I did my first degree and PhD as the lone parent of three young children. Even getting into university at all felt like a miracle: due to family circumstances, I’d left school at 16 and didn’t have A-levels. When I began my studies, the oldest of my three children was still under six.
Of course, in those days there were no tuition fees and we had grants for living costs too. Most amazingly, Sheffield City Council also gave me free childcare so I could study. It upsets me to think that that support would not be there for a young mother today.
It was one of the scariest days of my life when I entered a lecture theatre for the first time. No-one in my family had been to university before and I felt as though I didn’t really belong there. The hundred or so students already there looked so happy, good-looking and confident.
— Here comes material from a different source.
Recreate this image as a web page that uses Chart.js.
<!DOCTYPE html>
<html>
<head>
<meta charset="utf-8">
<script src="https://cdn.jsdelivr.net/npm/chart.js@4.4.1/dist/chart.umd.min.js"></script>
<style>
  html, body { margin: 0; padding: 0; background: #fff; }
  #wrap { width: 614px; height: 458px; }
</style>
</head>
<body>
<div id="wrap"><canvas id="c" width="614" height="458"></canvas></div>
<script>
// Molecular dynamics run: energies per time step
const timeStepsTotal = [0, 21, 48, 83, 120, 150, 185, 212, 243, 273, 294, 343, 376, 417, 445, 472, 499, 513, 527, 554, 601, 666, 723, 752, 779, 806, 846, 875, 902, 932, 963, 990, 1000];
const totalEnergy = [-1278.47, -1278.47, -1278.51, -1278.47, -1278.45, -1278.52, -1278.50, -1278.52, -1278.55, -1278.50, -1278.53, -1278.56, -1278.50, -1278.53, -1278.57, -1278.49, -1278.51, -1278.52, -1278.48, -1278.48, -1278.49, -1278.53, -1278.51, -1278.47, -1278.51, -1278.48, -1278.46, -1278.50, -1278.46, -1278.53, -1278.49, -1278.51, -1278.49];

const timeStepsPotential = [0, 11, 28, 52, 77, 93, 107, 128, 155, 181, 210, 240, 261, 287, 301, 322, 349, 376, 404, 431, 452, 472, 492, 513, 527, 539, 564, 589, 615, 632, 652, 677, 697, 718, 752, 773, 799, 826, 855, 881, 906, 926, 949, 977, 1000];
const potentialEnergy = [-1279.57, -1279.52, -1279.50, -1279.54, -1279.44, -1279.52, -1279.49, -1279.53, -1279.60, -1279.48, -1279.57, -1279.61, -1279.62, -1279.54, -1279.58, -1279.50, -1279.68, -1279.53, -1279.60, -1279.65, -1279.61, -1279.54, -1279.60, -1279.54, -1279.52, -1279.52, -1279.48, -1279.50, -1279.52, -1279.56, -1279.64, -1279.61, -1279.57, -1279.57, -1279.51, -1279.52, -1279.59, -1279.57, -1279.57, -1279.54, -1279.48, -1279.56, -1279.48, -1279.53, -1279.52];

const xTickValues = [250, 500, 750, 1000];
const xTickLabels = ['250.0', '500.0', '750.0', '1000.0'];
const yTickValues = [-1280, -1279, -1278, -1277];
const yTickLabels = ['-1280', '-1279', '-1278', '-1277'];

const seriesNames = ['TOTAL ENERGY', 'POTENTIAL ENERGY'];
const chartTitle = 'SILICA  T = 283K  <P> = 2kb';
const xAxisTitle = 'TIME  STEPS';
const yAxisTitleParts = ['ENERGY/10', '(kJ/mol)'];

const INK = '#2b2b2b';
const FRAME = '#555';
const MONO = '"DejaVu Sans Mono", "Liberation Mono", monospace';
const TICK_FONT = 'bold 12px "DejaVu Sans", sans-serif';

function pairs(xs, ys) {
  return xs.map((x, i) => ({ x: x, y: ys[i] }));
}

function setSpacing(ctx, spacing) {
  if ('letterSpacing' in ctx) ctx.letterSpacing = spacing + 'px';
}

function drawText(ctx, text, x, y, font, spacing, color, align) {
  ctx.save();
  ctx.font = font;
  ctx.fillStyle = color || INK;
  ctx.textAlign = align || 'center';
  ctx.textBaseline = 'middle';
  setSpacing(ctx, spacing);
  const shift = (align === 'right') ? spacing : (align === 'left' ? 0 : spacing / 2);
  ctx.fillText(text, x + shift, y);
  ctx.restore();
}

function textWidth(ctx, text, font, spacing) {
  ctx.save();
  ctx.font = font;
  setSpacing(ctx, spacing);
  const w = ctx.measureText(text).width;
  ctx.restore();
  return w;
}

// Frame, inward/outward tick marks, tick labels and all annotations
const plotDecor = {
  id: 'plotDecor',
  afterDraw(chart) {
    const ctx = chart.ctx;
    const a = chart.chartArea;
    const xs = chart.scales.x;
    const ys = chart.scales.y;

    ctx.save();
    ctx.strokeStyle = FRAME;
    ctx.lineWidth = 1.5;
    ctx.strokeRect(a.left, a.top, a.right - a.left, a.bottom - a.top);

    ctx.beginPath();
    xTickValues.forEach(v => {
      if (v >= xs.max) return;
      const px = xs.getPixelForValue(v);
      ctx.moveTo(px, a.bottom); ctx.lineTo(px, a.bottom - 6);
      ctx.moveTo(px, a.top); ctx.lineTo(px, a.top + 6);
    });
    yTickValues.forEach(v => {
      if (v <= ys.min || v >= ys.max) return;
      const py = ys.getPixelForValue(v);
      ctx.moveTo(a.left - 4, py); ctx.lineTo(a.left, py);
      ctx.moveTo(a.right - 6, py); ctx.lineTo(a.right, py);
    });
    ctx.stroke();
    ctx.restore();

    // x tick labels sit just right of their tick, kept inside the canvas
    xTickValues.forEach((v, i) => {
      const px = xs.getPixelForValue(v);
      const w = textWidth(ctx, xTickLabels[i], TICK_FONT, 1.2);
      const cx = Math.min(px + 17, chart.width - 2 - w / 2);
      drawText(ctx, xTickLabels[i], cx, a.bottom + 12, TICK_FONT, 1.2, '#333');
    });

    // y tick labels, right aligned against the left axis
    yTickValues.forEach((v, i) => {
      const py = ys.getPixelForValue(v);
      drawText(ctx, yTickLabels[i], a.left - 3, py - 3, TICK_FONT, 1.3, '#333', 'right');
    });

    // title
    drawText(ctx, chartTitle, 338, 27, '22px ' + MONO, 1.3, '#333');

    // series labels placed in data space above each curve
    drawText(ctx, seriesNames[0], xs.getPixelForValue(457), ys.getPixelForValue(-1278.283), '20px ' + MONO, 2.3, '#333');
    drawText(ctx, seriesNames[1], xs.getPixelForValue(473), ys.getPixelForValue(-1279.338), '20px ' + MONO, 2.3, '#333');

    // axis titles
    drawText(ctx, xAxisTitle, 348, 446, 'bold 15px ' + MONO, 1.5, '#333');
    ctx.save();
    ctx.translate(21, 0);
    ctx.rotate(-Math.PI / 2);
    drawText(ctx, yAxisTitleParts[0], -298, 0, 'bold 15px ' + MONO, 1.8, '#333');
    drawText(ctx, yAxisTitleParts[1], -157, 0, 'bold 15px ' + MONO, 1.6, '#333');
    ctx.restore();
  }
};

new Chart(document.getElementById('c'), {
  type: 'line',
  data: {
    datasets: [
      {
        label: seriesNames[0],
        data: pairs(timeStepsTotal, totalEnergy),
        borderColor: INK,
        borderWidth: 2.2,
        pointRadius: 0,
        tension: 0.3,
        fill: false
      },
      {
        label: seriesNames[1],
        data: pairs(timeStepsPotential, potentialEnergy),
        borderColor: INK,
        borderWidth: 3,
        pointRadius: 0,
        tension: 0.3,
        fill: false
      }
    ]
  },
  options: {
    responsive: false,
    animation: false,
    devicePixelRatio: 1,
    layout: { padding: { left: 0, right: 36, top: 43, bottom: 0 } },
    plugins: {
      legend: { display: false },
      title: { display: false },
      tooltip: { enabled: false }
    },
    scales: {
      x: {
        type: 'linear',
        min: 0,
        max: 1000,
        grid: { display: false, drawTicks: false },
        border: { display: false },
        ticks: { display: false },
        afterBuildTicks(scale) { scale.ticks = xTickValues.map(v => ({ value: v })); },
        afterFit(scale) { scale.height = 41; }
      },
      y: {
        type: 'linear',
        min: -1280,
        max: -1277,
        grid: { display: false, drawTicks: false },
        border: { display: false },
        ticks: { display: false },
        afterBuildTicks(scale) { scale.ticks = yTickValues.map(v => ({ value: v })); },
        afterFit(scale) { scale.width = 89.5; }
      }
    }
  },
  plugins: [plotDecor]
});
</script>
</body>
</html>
Aged 25, I felt old, awkward and dowdy in comparison. I thought I had made a huge mistake and was tempted to walk straight out again. Luckily I stayed and, when the nerves settled down, absolutely loved studying.
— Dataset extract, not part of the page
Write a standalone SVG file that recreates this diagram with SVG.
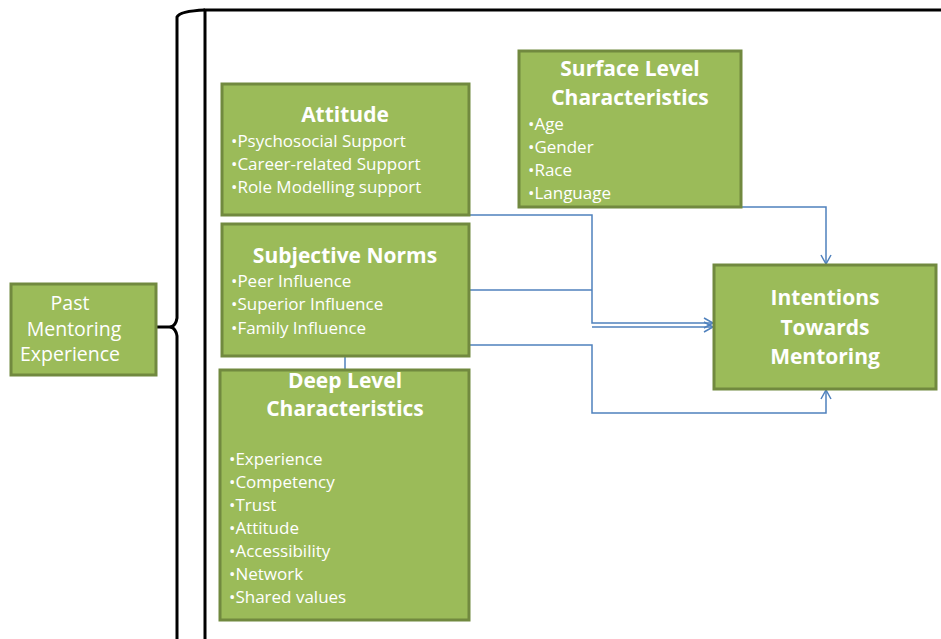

When I came to choose a subject to study, genetics was an obvious choice for me. My father had taught me about genes and chromosomes as a young child and I was fascinated. He was a nurse in a large hospital for people with intellectual disabilities. The staff lived in houses on-site and all the staff children (including me) took part in activities with the people being cared for – we went on trips to the seaside, watched “Carry On” films in the recreation room and put on Christmas concerts with the residents.
From a very early age, my father pointed out people I knew who had Down syndrome and explained about their extra copy of chromosome 21. He later taught me about Mendelian inheritance patterns. I wanted to be a scientist because I was interested in finding out the causes of things – I found it unacceptable that in most cases no-one knew or seemed to care about the causes of the profound disabilities of people I knew as a child.
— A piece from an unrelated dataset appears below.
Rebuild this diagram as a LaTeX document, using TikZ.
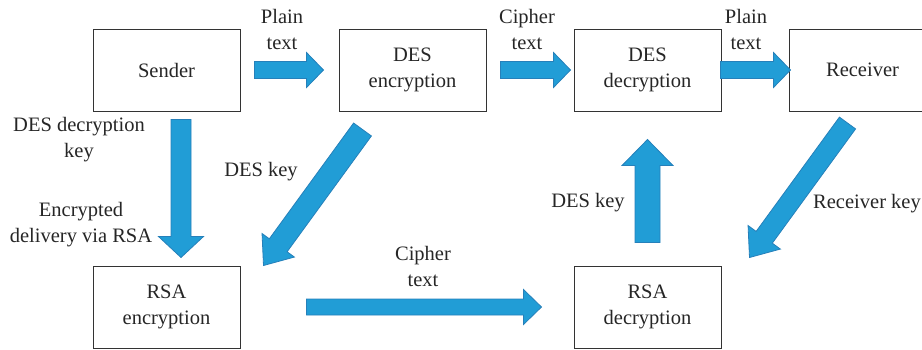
\documentclass[tikz,border=0pt]{standalone}
\usepackage{fontspec}
\setmainfont{Liberation Serif}
\usetikzlibrary{positioning,calc}
\definecolor{arrowblue}{RGB}{33,157,214}
\definecolor{arrowedge}{RGB}{38,128,186}
% block arrow: tail, tip, shaft half width, head half width, head length
\newcommand{\fatarrow}[5]{%
  \coordinate (fa-t) at #1; \coordinate (fa-p) at #2;
  \path ($(fa-p)!#5!(fa-t)$) coordinate (fa-h);
  \filldraw[fat] ($(fa-t)!#3!90:(fa-p)$) -- ($(fa-h)!#3!90:(fa-p)$) -- ($(fa-h)!#4!90:(fa-p)$)
    -- (fa-p) -- ($(fa-h)!#4!-90:(fa-p)$) -- ($(fa-h)!#3!-90:(fa-p)$) -- ($(fa-t)!#3!-90:(fa-p)$) -- cycle;}

\begin{document}
\begin{tikzpicture}[x=0.5pt,y=-0.5pt,
  every node/.style={font=\fontsize{10.25pt}{13pt}\selectfont,text=black!85},
  box/.style={draw=black!80,line width=0.5pt,minimum width=73.5pt,minimum height=41pt,align=center},
  lbl/.style={align=center,inner sep=0pt},
  fat/.style={fill=arrowblue,draw=arrowedge,line width=0.4pt}]
\useasboundingbox (0,0) rectangle (922,349);
\clip (0,0) rectangle (922,349);
\node[box] (sender) at (166.5,70) {Sender};
\node[box,right=49pt of sender] (desenc) {DES\\encryption};
\node[box,right=43.5pt of desenc] (desdec) {DES\\decryption};
\node[box,right=33.5pt of desdec] (receiver) {Receiver};
\node[box,below=77pt of sender] (rsaenc) {RSA\\encryption};
\node[box,below=77pt of desdec] (rsadec) {RSA\\decryption};
% arrows
\fatarrow{([xshift=7pt]sender.east)}{([xshift=-7.5pt]desenc.west)}{4.25pt}{8.75pt}{8.5pt}
\fatarrow{([xshift=7pt]desenc.east)}{([xshift=-1.5pt]desdec.west)}{4.25pt}{8.75pt}{8.5pt}
\fatarrow{([xshift=-0.5pt]desdec.east)}{([xshift=1pt]receiver.west)}{4.25pt}{8.75pt}{8.5pt}
\fatarrow{([xshift=7.25pt,yshift=-4pt]sender.south)}{([xshift=7.25pt,yshift=4pt]rsaenc.north)}{5pt}{11.25pt}{10.5pt}
\fatarrow{([xshift=-25pt,yshift=-9pt]desenc.south)}{([xshift=11.5pt]rsaenc.north east)}{5.5pt}{10pt}{12.5pt}
\fatarrow{([yshift=11.5pt]rsadec.north)}{([yshift=-14pt]desdec.south)}{6.25pt}{12.75pt}{13pt}
\fatarrow{([xshift=-7.5pt,yshift=-5.75pt]receiver.south)}{([xshift=14pt,yshift=4pt]rsadec.north east)}{5pt}{10pt}{12.5pt}
\fatarrow{([xshift=33pt]rsaenc.east)}{([xshift=-16pt]rsadec.west)}{4pt}{8.75pt}{9pt}
% labels
\node[lbl] (plain1) at (282,29) {Plain\\text};
\node[lbl] (cipher1) at (527,29) {Cipher\\text};
\node[lbl] (plain2) at (746,29) {Plain\\text};
\node[lbl] (deskey) at (79,139.5) {DES decryption\\key};
\node[lbl] (viarsa) at (81,225) {Encrypted\\delivery via RSA};
\node[lbl] (deskey1) at (261,172) {DES key};
\node[lbl] (deskey2) at (588,203) {DES key};
\node[lbl] (reckey) at (867,204) {Receiver key};
\node[lbl] (cipher2) at (423,266) {Cipher\\text};
\end{tikzpicture}
\end{document}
I had an amazing time at uni and still have some great friends from that time. After my BSc, I did a PhD studying, MCAD deficiency, an inherited disorder of fatty acid metabolism that causes sudden death of babies and young children. After initial pilots in Sheffield, I’m delighted that screening for MCAD deficiency is now offered to all newborns in the UK – MCAD deficiency is very amenable to treatment and babies lives are being saved. I’m proud to have played even a small part in the early work underpinning that.
Later, I had a postdoctoral fellowship from Arthritis Research, and then took up an academic post at Sheffield Hallam University. During that time, I married Robin (another geneticist) and had a fourth child, who brought much joy.
In 2001, I moved to Imperial College and around 2005 I started investigating a previously-unsuspected type of genetic variation – not just in the DNA sequence, but in the number of copies of each part of the genome. We had thought that everyone had two copies of each part of the genome (one copy from your mum and the other from your dad) but it turns out that we all have missing or extra bits in the genome. Much of my recent work has been in trying to figure out which of these copy number variations are harmless “normal” human variation and which might cause disease. If you would like to know more, there is a long webinar here to watch, which is summarised in this blog post,
I also work on the genetics of obesity and autism-related traits. I’m very lucky to have a great team of students and colleagues at the moment, so even when the work is challenging, it’s still exciting.
Women, STEM and family life
I’m passionate about advancing the careers of women in science. In particular, I want everyone to know that it is possible to change direction and succeed even if your early life didn’t go in an orthodox way. I also want everyone to know that it is entirely possible to combine a happy and full family life and a STEM career – it’s sad for me to see young women opt out of research careers because they think they may have to choose between having children and work. I’m living proof that it’s not the case!